Exclude the pictures, then repeat the remaining data exactly.

==================================================

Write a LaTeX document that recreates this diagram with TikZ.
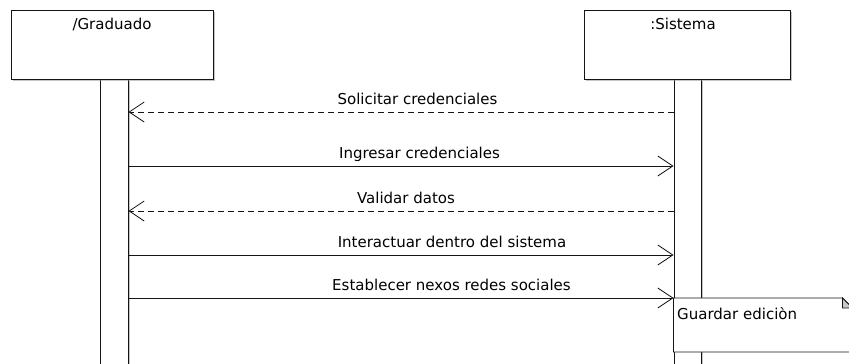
\documentclass[tikz,border=0pt]{standalone}
\usepackage{fontspec}
\setmainfont{DejaVu Sans}
\usetikzlibrary{arrows.meta,shadows,calc}
\definecolor{umlline}{RGB}{20,20,20}
\definecolor{umlshadow}{RGB}{140,140,140}
\definecolor{notefold}{RGB}{200,200,200}
\tikzset{
  lifebox/.style={draw=umlline,fill=white,line width=1pt,minimum height=69pt,inner sep=0pt,
    drop shadow={shadow xshift=1.5pt,shadow yshift=-1.5pt,fill=umlshadow,opacity=.5}},
  actbar/.style={lifebox,minimum height=300pt},
  umltext/.style={font=\fontsize{15}{18}\selectfont,anchor=base,inner sep=0pt},
  callmsg/.style={line width=0.9pt,umlline,-{Straight Barb[length=15pt,width=20pt,line width=0.8pt]}},
  replymsg/.style={callmsg,dash pattern=on 6pt off 4pt},
  notebox/.style={draw=umlline,fill=white,line width=0.9pt}
}
\begin{document}
\begin{tikzpicture}[x=1pt,y=-1pt]
  \clip (0,0) rectangle (849,364);
  \fill[white] (0,0) rectangle (849,364);
  % activation bars
  \node[actbar,minimum width=28pt] (gbar) at (114,229) {};
  \node[actbar,minimum width=27pt] (sbar) at (687.5,229) {};
  % lifeline heads
  \node[lifebox,minimum width=202pt] (grad) at (112,44.5) {};
  \node[lifebox,minimum width=206pt] (sist) at (687,44.5) {};
  \node[umltext] (gradname) at (112,29) {/Graduado};
  \node[umltext] (sistname) at (683,29) {:Sistema};
  % message rows
  \coordinate (r1) at (0,112);
  \coordinate (r2) at (0,166);
  \coordinate (r3) at (0,211);
  \coordinate (r4) at (0,255);
  \coordinate (r5) at (0,298);
  \draw[replymsg] (sbar.west |- r1) -- (gbar.east |- r1);
  \draw[callmsg] (gbar.east |- r2) -- (sbar.west |- r2);
  \draw[replymsg] (sbar.west |- r3) -- (gbar.east |- r3);
  \draw[callmsg] (gbar.east |- r4) -- (sbar.west |- r4);
  \draw[callmsg] (gbar.east |- r5) -- (sbar.west |- r5);
  \node[umltext] (m1) at (417.5,104) {Solicitar credenciales};
  \node[umltext] (m2) at (419.5,158) {Ingresar credenciales};
  \node[umltext] (m3) at (406,203) {Validar datos};
  \node[umltext] (m4) at (452,247) {Interactuar dentro del sistema};
  \node[umltext] (m5) at (451.5,290) {Establecer nexos redes sociales};
  % note
  \coordinate (nt) at (sbar.west |- r5);
  \draw[notebox] (nt) -- ++(169,0) -- ++(10,10) -- (853,352) -- (nt |- 0,352) -- cycle;
  \filldraw[draw=umlline,fill=notefold,line width=0.8pt] ($(nt)+(169,0)$) -- ++(0,10) -- ++(10,0) -- cycle;
  \node[umltext,anchor=base west] (note) at (677,319) {Guardar ediciòn};
\end{tikzpicture}
\end{document}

==================================================

**In response:**
Write a LaTeX document that recreates this diagram with TikZ.
\documentclass[tikz,border=0pt]{standalone}
\usepackage{fontspec}
\setmainfont{DejaVu Sans}
\usetikzlibrary{arrows.meta,shadows,calc}
\definecolor{umlline}{RGB}{20,20,20}
\definecolor{umlshadow}{RGB}{140,140,140}
\definecolor{notefold}{RGB}{200,200,200}
\tikzset{
  lifebox/.style={draw=umlline,fill=white,line width=1pt,minimum height=69pt,inner sep=0pt,
    drop shadow={shadow xshift=1.5pt,shadow yshift=-1.5pt,fill=umlshadow,opacity=.5}},
  actbar/.style={lifebox,minimum height=300pt},
  umltext/.style={font=\fontsize{15}{18}\selectfont,anchor=base,inner sep=0pt},
  callmsg/.style={line width=0.9pt,umlline,-{Straight Barb[length=15pt,width=20pt,line width=0.8pt]}},
  replymsg/.style={callmsg,dash pattern=on 6pt off 4pt},
  notebox/.style={draw=umlline,fill=white,line width=0.9pt}
}
\begin{document}
\begin{tikzpicture}[x=1pt,y=-1pt]
  \clip (0,0) rectangle (849,364);
  \fill[white] (0,0) rectangle (849,364);
  % activation bars
  \node[actbar,minimum width=28pt] (gbar) at (114,229) {};
  \node[actbar,minimum width=27pt] (sbar) at (687.5,229) {};
  % lifeline heads
  \node[lifebox,minimum width=202pt] (grad) at (112,44.5) {};
  \node[lifebox,minimum width=206pt] (sist) at (687,44.5) {};
  \node[umltext] (gradname) at (112,29) {/Graduado};
  \node[umltext] (sistname) at (683,29) {:Sistema};
  % message rows
  \coordinate (r1) at (0,112);
  \coordinate (r2) at (0,166);
  \coordinate (r3) at (0,211);
  \coordinate (r4) at (0,255);
  \coordinate (r5) at (0,298);
  \draw[replymsg] (sbar.west |- r1) -- (gbar.east |- r1);
  \draw[callmsg] (gbar.east |- r2) -- (sbar.west |- r2);
  \draw[replymsg] (sbar.west |- r3) -- (gbar.east |- r3);
  \draw[callmsg] (gbar.east |- r4) -- (sbar.west |- r4);
  \draw[callmsg] (gbar.east |- r5) -- (sbar.west |- r5);
  \node[umltext] (m1) at (417.5,104) {Solicitar credenciales};
  \node[umltext] (m2) at (419.5,158) {Ingresar credenciales};
  \node[umltext] (m3) at (406,203) {Validar datos};
  \node[umltext] (m4) at (452,247) {Interactuar dentro del sistema};
  \node[umltext] (m5) at (451.5,290) {Establecer nexos redes sociales};
  % note
  \coordinate (nt) at (sbar.west |- r5);
  \draw[notebox] (nt) -- ++(169,0) -- ++(10,10) -- (853,352) -- (nt |- 0,352) -- cycle;
  \filldraw[draw=umlline,fill=notefold,line width=0.8pt] ($(nt)+(169,0)$) -- ++(0,10) -- ++(10,0) -- cycle;
  \node[umltext,anchor=base west] (note) at (677,319) {Guardar ediciòn};
\end{tikzpicture}
\end{document}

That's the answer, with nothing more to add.